The young man who shies away from shaking hands during meet-and greet might be recovering from abuse that makes him feel anxious and unsafe. The woman who shows up at church just a few times a year might be bearing the burden of false guilt because of things that happened to her at home when she was a little girl. And in my own case, as trivial as it sounds, if my church didn’t have comfortable seats, my experience of worship would have been entirely different, if I were able to attend at all.
Many biblical resources exist to help churches wisely minister to the traumatized. But perhaps the foremost model is offered by the good Samaritan who, upon encountering one who was suffering had compassion, rescued him from his immediate distress, and made sure his future needs were met.
Because human beings are both bodies and souls, our brokenness will always manifest itself both physically and spiritually. Thus the body of Christ must minister in both ways for healing to occur.

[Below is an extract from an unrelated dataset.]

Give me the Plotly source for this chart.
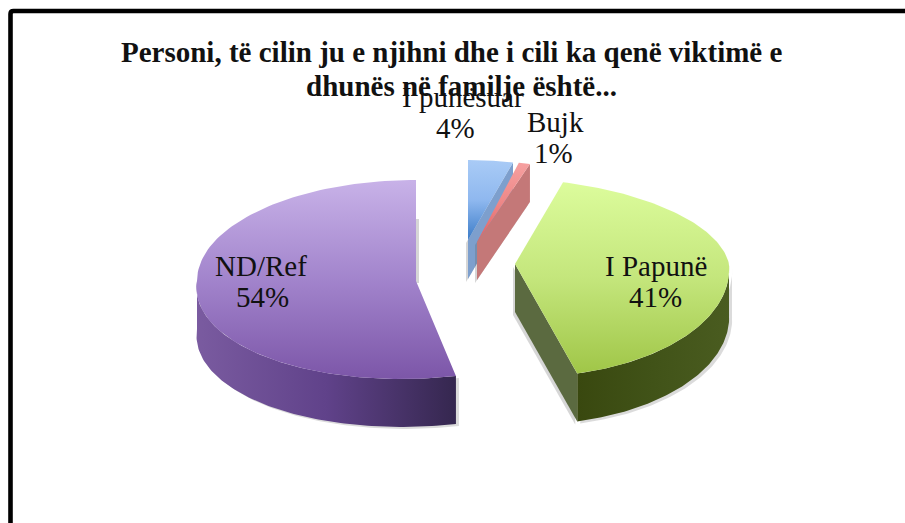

What is true of the physical body has implications for the church body as well. Just as we receive cues from our physical bodies, we also respond viscerally to the messages—intended or not—sent by the body of Christ. Just as the traumatized must listen to what their bodies tell them, so too the members of the body of Christ must listen to one another, to each part—hand, foot, and toe—whether healthy or broken.
And all who listen to the Lord will find healing to the flesh and refreshment for the bones (Prov. 3:8), and will eventually find themselves “at ease, without dread of disaster” (Prov. 1:33).